- _RECORD SET_:
☆ ☆ ☆

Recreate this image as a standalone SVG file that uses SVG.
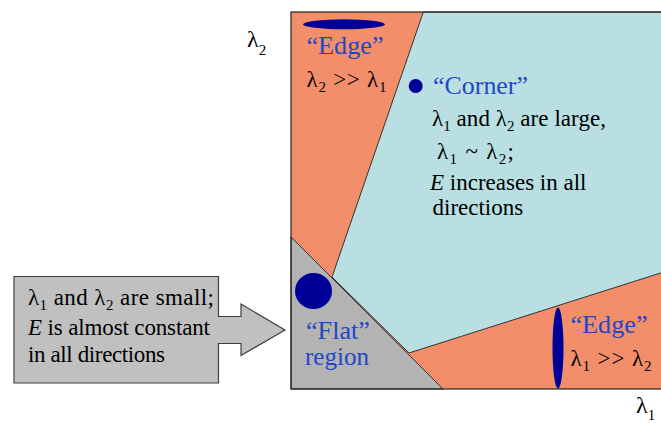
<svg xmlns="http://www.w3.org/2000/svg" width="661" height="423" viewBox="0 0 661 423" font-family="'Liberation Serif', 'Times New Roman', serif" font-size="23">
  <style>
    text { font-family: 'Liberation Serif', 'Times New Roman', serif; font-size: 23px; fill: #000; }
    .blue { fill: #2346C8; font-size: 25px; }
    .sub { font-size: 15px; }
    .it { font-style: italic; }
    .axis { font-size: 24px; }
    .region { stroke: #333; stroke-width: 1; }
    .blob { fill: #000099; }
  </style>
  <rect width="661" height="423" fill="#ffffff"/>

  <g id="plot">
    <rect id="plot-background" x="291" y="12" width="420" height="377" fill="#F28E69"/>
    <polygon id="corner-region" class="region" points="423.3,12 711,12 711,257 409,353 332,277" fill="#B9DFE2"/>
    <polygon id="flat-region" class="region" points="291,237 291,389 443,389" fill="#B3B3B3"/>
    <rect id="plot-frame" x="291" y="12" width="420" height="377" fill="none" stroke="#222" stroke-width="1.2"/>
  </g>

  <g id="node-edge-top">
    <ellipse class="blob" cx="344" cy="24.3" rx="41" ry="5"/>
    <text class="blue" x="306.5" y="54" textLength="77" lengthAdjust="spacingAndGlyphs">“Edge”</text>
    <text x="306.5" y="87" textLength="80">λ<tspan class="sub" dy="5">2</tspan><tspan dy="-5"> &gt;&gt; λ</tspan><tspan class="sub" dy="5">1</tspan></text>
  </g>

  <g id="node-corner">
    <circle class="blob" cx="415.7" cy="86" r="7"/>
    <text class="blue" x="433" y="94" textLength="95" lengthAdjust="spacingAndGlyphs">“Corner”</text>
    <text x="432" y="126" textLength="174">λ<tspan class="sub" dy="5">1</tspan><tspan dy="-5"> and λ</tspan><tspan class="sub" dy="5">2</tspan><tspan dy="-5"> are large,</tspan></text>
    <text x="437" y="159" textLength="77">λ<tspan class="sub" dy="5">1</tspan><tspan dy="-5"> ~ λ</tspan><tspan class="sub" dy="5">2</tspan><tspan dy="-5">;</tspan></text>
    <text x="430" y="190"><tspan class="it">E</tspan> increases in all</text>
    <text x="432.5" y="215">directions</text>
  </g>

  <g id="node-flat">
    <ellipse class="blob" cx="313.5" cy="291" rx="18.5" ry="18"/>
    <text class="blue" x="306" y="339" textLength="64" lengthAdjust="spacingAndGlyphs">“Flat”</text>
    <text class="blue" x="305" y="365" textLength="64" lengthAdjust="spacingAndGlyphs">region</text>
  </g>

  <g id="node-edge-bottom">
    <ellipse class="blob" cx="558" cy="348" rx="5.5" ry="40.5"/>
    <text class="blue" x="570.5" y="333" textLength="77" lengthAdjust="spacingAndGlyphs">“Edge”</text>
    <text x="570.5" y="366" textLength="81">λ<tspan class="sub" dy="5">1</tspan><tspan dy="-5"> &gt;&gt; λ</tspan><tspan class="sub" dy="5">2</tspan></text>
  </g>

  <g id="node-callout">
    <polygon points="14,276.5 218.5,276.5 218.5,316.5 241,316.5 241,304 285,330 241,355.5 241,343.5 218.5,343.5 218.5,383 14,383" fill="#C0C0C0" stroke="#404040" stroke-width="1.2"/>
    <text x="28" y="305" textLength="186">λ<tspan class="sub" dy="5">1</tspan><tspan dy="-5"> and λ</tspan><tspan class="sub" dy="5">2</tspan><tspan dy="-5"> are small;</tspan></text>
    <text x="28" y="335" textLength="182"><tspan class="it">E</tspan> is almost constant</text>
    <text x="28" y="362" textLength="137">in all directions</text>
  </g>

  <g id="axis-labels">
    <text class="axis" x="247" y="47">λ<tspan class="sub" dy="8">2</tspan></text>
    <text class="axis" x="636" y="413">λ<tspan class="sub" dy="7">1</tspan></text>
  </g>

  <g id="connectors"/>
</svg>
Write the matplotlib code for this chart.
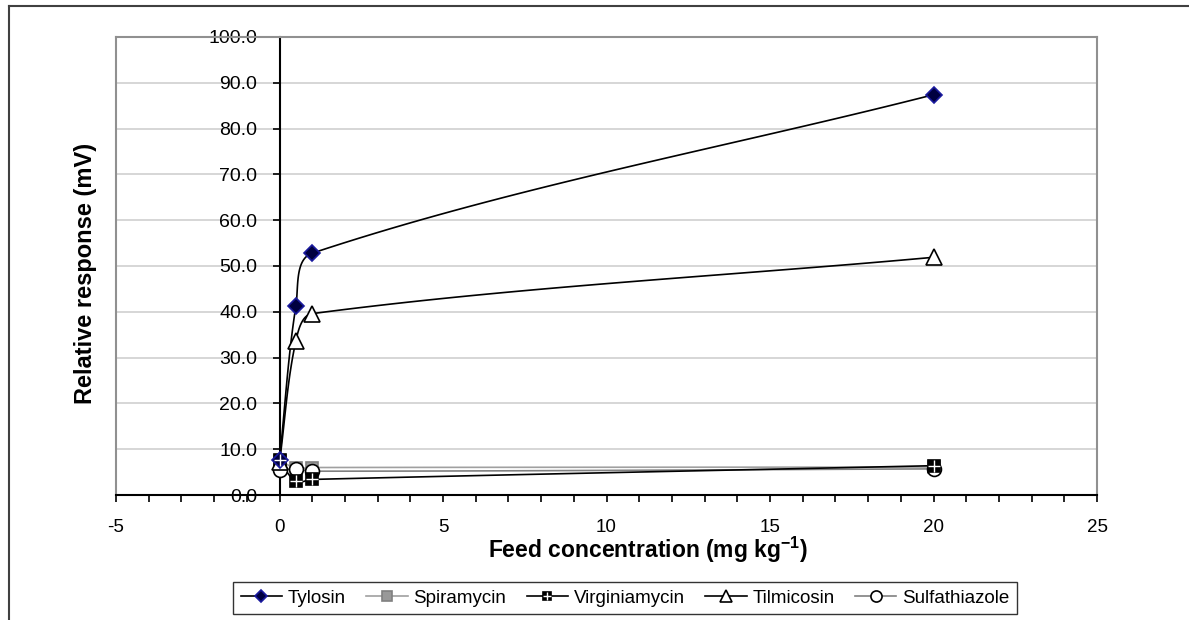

☆ ☆ ☆

- _STATED PROBLEM_: Output, exactly, all the records above; include no pictures.

- _RESULT FOR THIS EXERCISE_:
Recreate this image as a standalone SVG file that uses SVG.
<svg xmlns="http://www.w3.org/2000/svg" width="661" height="423" viewBox="0 0 661 423" font-family="'Liberation Serif', 'Times New Roman', serif" font-size="23">
  <style>
    text { font-family: 'Liberation Serif', 'Times New Roman', serif; font-size: 23px; fill: #000; }
    .blue { fill: #2346C8; font-size: 25px; }
    .sub { font-size: 15px; }
    .it { font-style: italic; }
    .axis { font-size: 24px; }
    .region { stroke: #333; stroke-width: 1; }
    .blob { fill: #000099; }
  </style>
  <rect width="661" height="423" fill="#ffffff"/>

  <g id="plot">
    <rect id="plot-background" x="291" y="12" width="420" height="377" fill="#F28E69"/>
    <polygon id="corner-region" class="region" points="423.3,12 711,12 711,257 409,353 332,277" fill="#B9DFE2"/>
    <polygon id="flat-region" class="region" points="291,237 291,389 443,389" fill="#B3B3B3"/>
    <rect id="plot-frame" x="291" y="12" width="420" height="377" fill="none" stroke="#222" stroke-width="1.2"/>
  </g>

  <g id="node-edge-top">
    <ellipse class="blob" cx="344" cy="24.3" rx="41" ry="5"/>
    <text class="blue" x="306.5" y="54" textLength="77" lengthAdjust="spacingAndGlyphs">“Edge”</text>
    <text x="306.5" y="87" textLength="80">λ<tspan class="sub" dy="5">2</tspan><tspan dy="-5"> &gt;&gt; λ</tspan><tspan class="sub" dy="5">1</tspan></text>
  </g>

  <g id="node-corner">
    <circle class="blob" cx="415.7" cy="86" r="7"/>
    <text class="blue" x="433" y="94" textLength="95" lengthAdjust="spacingAndGlyphs">“Corner”</text>
    <text x="432" y="126" textLength="174">λ<tspan class="sub" dy="5">1</tspan><tspan dy="-5"> and λ</tspan><tspan class="sub" dy="5">2</tspan><tspan dy="-5"> are large,</tspan></text>
    <text x="437" y="159" textLength="77">λ<tspan class="sub" dy="5">1</tspan><tspan dy="-5"> ~ λ</tspan><tspan class="sub" dy="5">2</tspan><tspan dy="-5">;</tspan></text>
    <text x="430" y="190"><tspan class="it">E</tspan> increases in all</text>
    <text x="432.5" y="215">directions</text>
  </g>

  <g id="node-flat">
    <ellipse class="blob" cx="313.5" cy="291" rx="18.5" ry="18"/>
    <text class="blue" x="306" y="339" textLength="64" lengthAdjust="spacingAndGlyphs">“Flat”</text>
    <text class="blue" x="305" y="365" textLength="64" lengthAdjust="spacingAndGlyphs">region</text>
  </g>

  <g id="node-edge-bottom">
    <ellipse class="blob" cx="558" cy="348" rx="5.5" ry="40.5"/>
    <text class="blue" x="570.5" y="333" textLength="77" lengthAdjust="spacingAndGlyphs">“Edge”</text>
    <text x="570.5" y="366" textLength="81">λ<tspan class="sub" dy="5">1</tspan><tspan dy="-5"> &gt;&gt; λ</tspan><tspan class="sub" dy="5">2</tspan></text>
  </g>

  <g id="node-callout">
    <polygon points="14,276.5 218.5,276.5 218.5,316.5 241,316.5 241,304 285,330 241,355.5 241,343.5 218.5,343.5 218.5,383 14,383" fill="#C0C0C0" stroke="#404040" stroke-width="1.2"/>
    <text x="28" y="305" textLength="186">λ<tspan class="sub" dy="5">1</tspan><tspan dy="-5"> and λ</tspan><tspan class="sub" dy="5">2</tspan><tspan dy="-5"> are small;</tspan></text>
    <text x="28" y="335" textLength="182"><tspan class="it">E</tspan> is almost constant</text>
    <text x="28" y="362" textLength="137">in all directions</text>
  </g>

  <g id="axis-labels">
    <text class="axis" x="247" y="47">λ<tspan class="sub" dy="8">2</tspan></text>
    <text class="axis" x="636" y="413">λ<tspan class="sub" dy="7">1</tspan></text>
  </g>

  <g id="connectors"/>
</svg>
Write the matplotlib code for this chart.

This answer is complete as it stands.